§ **EXERCISE PROMPT**:
Would you return the run of lines that starts at the one with "Rebuild this diagram" and ends at the one with "(meta) -- (attr1);", ends included, exactly as written and without the images?

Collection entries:
▽

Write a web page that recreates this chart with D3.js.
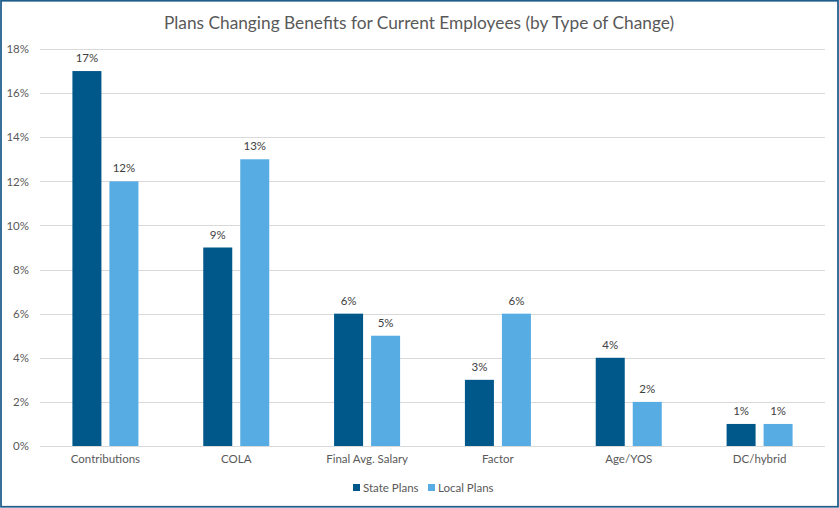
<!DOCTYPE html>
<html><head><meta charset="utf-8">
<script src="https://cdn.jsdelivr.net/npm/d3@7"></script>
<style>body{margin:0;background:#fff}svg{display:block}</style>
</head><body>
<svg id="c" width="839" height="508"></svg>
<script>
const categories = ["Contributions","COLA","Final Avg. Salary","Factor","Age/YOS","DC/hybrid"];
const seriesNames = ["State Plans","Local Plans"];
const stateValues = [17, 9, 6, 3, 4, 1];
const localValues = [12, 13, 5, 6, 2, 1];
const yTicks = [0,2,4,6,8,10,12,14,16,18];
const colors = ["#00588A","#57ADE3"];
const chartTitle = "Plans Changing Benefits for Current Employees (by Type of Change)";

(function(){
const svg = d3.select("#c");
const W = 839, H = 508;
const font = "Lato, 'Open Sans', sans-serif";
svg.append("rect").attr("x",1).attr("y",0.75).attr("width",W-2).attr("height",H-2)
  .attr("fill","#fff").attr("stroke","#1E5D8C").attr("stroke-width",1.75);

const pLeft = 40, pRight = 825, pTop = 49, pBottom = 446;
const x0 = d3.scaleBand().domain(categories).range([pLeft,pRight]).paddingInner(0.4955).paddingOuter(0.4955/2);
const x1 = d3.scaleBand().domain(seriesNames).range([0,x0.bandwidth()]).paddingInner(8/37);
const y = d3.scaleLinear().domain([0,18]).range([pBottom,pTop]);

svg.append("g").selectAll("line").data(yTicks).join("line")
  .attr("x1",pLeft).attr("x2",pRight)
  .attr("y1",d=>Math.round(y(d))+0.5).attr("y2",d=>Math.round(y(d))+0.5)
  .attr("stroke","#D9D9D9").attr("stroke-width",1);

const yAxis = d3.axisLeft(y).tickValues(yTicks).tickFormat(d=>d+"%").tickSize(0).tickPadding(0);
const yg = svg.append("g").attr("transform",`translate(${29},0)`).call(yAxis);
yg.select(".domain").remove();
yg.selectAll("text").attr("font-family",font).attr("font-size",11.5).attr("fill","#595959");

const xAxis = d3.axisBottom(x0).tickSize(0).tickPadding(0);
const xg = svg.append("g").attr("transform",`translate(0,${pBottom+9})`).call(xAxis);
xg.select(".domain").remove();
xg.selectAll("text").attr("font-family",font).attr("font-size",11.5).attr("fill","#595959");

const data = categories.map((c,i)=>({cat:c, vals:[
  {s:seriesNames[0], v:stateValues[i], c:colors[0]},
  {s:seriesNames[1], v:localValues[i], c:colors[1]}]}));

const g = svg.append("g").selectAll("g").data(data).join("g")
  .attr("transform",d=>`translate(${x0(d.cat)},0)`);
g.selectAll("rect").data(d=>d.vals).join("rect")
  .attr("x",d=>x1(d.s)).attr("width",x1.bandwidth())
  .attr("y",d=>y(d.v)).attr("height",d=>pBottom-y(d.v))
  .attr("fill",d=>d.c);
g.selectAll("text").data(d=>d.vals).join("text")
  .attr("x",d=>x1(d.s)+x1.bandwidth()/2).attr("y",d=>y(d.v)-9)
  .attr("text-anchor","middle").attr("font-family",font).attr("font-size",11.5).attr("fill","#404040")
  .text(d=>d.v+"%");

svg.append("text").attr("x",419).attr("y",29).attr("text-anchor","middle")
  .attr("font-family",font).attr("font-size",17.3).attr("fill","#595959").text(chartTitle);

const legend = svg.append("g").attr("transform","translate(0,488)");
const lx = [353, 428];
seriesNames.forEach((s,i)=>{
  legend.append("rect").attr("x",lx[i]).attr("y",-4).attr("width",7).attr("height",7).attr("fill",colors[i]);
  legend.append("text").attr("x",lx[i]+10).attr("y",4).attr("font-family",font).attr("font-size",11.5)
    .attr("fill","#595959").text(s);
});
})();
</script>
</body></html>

△
▽

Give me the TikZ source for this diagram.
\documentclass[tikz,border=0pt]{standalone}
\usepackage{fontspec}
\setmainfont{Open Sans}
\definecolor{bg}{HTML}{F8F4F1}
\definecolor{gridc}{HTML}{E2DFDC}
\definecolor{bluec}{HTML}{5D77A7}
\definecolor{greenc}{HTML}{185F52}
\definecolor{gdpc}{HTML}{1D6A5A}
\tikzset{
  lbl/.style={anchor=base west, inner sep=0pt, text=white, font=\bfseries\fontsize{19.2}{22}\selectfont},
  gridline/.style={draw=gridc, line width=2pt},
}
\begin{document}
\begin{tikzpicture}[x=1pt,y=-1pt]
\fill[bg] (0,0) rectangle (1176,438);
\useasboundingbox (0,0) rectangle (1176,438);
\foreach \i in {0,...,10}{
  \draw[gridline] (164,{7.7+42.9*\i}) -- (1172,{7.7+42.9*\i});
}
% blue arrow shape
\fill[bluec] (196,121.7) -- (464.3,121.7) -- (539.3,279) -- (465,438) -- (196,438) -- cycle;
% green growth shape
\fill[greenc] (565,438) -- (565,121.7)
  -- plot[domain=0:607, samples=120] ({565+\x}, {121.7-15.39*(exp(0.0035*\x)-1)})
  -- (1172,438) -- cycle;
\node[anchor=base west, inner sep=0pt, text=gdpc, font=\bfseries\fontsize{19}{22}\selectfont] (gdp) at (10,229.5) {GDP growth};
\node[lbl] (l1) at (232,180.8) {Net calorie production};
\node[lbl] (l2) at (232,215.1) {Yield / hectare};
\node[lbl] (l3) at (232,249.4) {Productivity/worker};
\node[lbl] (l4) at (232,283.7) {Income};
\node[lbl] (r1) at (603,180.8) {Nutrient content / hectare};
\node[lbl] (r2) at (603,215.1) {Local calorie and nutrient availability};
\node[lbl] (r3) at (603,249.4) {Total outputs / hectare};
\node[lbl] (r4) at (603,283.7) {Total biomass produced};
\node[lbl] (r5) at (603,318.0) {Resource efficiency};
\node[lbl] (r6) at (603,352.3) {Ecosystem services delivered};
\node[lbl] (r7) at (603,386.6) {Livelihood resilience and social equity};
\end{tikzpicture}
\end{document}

△
▽

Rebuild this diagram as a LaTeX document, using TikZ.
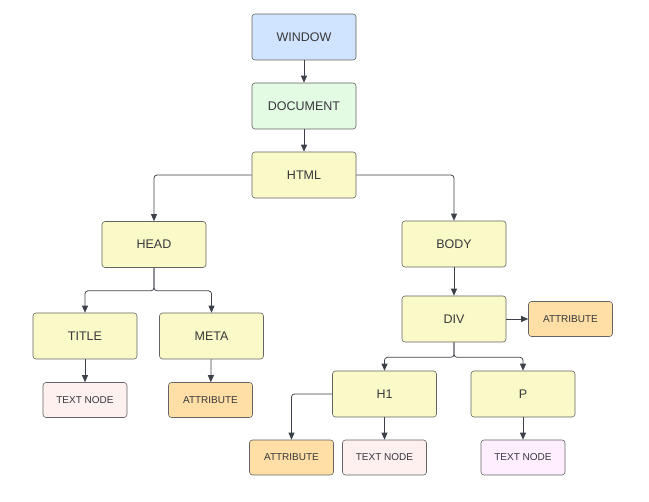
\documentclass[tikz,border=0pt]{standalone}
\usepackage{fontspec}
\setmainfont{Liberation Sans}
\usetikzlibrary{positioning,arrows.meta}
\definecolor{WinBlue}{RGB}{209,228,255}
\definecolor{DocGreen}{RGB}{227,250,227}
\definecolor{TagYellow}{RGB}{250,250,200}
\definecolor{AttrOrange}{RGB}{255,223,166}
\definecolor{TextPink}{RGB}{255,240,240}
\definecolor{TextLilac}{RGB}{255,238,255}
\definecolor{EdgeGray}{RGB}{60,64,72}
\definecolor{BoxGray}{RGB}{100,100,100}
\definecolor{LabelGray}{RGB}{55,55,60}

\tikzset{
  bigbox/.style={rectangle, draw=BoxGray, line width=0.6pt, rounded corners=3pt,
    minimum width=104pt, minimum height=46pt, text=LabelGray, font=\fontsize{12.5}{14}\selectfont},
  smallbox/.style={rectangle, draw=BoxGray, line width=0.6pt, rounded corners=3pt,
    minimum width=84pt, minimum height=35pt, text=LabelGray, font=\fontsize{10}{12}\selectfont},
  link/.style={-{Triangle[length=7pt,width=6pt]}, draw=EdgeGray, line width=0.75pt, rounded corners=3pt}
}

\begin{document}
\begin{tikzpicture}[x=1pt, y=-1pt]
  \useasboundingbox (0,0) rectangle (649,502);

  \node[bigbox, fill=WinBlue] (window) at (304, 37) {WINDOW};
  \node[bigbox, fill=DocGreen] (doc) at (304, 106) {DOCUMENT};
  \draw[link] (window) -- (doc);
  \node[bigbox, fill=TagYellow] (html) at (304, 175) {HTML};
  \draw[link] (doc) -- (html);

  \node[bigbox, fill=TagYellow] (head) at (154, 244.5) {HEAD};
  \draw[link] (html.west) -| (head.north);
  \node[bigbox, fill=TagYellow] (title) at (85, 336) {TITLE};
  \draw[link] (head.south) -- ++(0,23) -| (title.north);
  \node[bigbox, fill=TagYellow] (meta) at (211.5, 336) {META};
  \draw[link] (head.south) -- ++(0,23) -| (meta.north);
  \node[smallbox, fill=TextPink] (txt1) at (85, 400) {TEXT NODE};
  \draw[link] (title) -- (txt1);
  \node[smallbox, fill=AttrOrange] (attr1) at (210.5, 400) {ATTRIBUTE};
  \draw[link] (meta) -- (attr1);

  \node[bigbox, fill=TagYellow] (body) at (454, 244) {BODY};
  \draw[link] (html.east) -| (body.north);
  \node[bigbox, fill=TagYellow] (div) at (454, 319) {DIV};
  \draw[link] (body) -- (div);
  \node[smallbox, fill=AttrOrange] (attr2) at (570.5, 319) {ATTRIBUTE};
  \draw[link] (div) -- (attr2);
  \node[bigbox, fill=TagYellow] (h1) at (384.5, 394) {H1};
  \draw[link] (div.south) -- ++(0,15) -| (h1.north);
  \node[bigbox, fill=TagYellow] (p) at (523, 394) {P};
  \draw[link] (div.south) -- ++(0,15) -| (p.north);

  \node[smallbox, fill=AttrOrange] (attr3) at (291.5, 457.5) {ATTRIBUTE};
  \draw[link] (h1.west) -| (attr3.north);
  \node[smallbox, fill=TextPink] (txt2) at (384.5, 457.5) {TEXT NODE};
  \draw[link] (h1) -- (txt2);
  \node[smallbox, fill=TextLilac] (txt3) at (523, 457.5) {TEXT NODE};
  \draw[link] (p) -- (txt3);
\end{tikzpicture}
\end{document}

△

§ **RESPONSE TO THIS EXERCISE**:
Rebuild this diagram as a LaTeX document, using TikZ.
\documentclass[tikz,border=0pt]{standalone}
\usepackage{fontspec}
\setmainfont{Liberation Sans}
\usetikzlibrary{positioning,arrows.meta}
\definecolor{WinBlue}{RGB}{209,228,255}
\definecolor{DocGreen}{RGB}{227,250,227}
\definecolor{TagYellow}{RGB}{250,250,200}
\definecolor{AttrOrange}{RGB}{255,223,166}
\definecolor{TextPink}{RGB}{255,240,240}
\definecolor{TextLilac}{RGB}{255,238,255}
\definecolor{EdgeGray}{RGB}{60,64,72}
\definecolor{BoxGray}{RGB}{100,100,100}
\definecolor{LabelGray}{RGB}{55,55,60}

\tikzset{
  bigbox/.style={rectangle, draw=BoxGray, line width=0.6pt, rounded corners=3pt,
    minimum width=104pt, minimum height=46pt, text=LabelGray, font=\fontsize{12.5}{14}\selectfont},
  smallbox/.style={rectangle, draw=BoxGray, line width=0.6pt, rounded corners=3pt,
    minimum width=84pt, minimum height=35pt, text=LabelGray, font=\fontsize{10}{12}\selectfont},
  link/.style={-{Triangle[length=7pt,width=6pt]}, draw=EdgeGray, line width=0.75pt, rounded corners=3pt}
}

\begin{document}
\begin{tikzpicture}[x=1pt, y=-1pt]
  \useasboundingbox (0,0) rectangle (649,502);

  \node[bigbox, fill=WinBlue] (window) at (304, 37) {WINDOW};
  \node[bigbox, fill=DocGreen] (doc) at (304, 106) {DOCUMENT};
  \draw[link] (window) -- (doc);
  \node[bigbox, fill=TagYellow] (html) at (304, 175) {HTML};
  \draw[link] (doc) -- (html);

  \node[bigbox, fill=TagYellow] (head) at (154, 244.5) {HEAD};
  \draw[link] (html.west) -| (head.north);
  \node[bigbox, fill=TagYellow] (title) at (85, 336) {TITLE};
  \draw[link] (head.south) -- ++(0,23) -| (title.north);
  \node[bigbox, fill=TagYellow] (meta) at (211.5, 336) {META};
  \draw[link] (head.south) -- ++(0,23) -| (meta.north);
  \node[smallbox, fill=TextPink] (txt1) at (85, 400) {TEXT NODE};
  \draw[link] (title) -- (txt1);
  \node[smallbox, fill=AttrOrange] (attr1) at (210.5, 400) {ATTRIBUTE};
  \draw[link] (meta) -- (attr1);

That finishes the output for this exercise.